There are problems with digital media (e.g. easy to lose it all if you don't have a good backup scheme, or don't continually keep up with current formats). But its easier that physically copying old media.


I'm in the middle of reading "Tubes" by Andrew Blum, which is the story of how the Internet was physically built. MAE-East, PAIX, Ashburn, and all that.

The Kindle version is $1.99 right now. I paid $9.99 for it last week.

http://www.amazon.com/Tubes-Journey-Center-Internet-ebook/dp...



I guessed it was a newspaper shop before he got to the bit about the Oregonian. All the marks are in blue pencil, which was a common tool in graphic arts until the digital era. And because it's a big basement in an old building in the center of a big city, that to me says newspaper.


A non-sequitor of sorts - on the subject of Cables and Underground - if you have never read Jamie Zawinski's (jwz) Cable Story, it is one of the most fascinating real engineering reads I've ever read.

"What happens when a 230 kilovolt underground cable shorts out"

http://www.jwz.org/blog/2002/11/engineering-pornography/


And for a bit more info on the infrastructure spoken of above.

http://psc.wi.gov/thelibrary/publications/electric/electric1...

edit: Also, very nice post and find, Thanks!!


Really cool post. If you have ever been in a printing room while a press was operating, it's an amazing experience. It's crazy to think that through those small pipes more data is being passed - more variety, more volume - than was ever passed with all the cacophony of the press.

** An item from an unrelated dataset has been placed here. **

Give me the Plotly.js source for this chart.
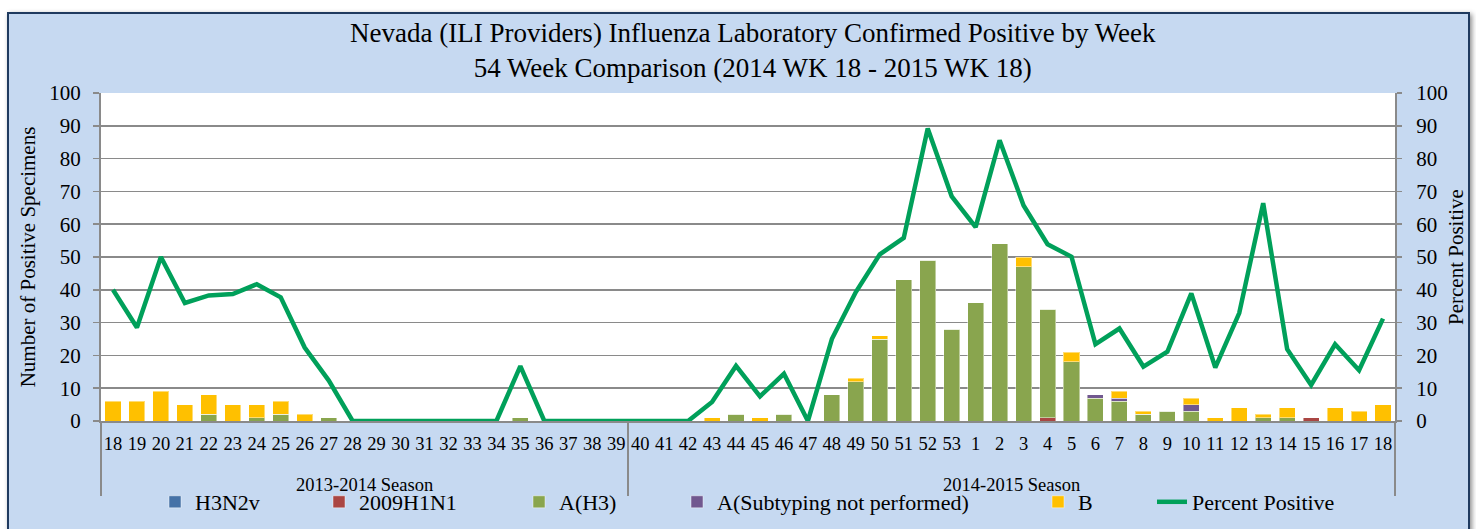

When something catches your eye on the Internet, do you pull out virtual scissors and paste the clipping to a virtual wall?


I'm going to start printing out stuff and actually glue it to the wall behind my monitor. Should look awesome after a year or so.

Thanks for the idea.


I did this with lolcat photos when I first started my current job. Leaving a bit of extra white space at the bottom made them look like little Polaroids.

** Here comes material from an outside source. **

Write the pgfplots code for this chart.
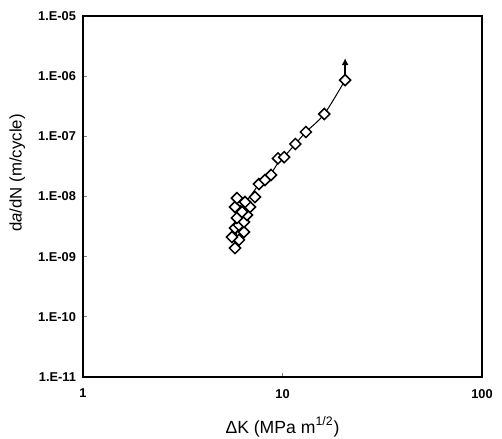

I have corkboards stuck up with double sided pads. Just a rotating display of (real) postcards, printouts and (actual) newspaper articles. A nice displacement activity is to pull everything off and start again.


Pinterest.


I wonder how secure that basement is. Someone going down there with a chainsaw could do a lot of damage.

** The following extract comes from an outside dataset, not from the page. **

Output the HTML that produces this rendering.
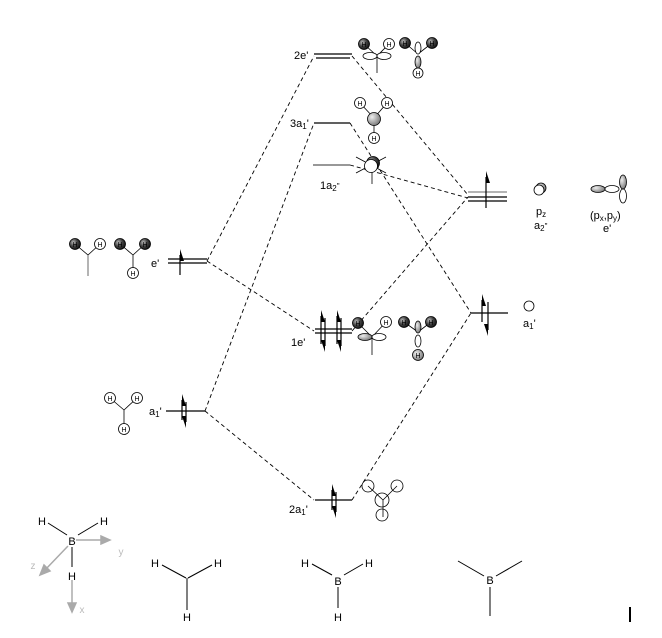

I’ve in a few basements with a boatload of fiber, and while guarded those watchmen are not paid enough to take on a mad man with a chainsaw.

I just think the crazy folk of America, aren’t angry enough at the internet to try to take it on so physically. (Nor informed enough, nor coherent enough in their planning….)


I believe this is in the Pittock Block building at SW 9th and Washington. While it's certainly not open to all comers, its no Fort Knox. Attractions upstairs include a police substation, two cafes, and a Swedish bric-a-brac-ery.


You're correct—this is the basement of the Pittock. Upstairs are many, many closets for rent to shove servers in.


Leads you to wonder where the 641a equivalent is in that building (or is it in the actual telco building nearby, which a lot of the fiber also runs through, with some additional fiber stubs from the exchange back to the carrier building)


I was expecting some archive.org advertisement at the end.


This is absolutely incredible. I don't have much more to say than that. Thanks for sharing.


I keep meaning to do an art walk like this.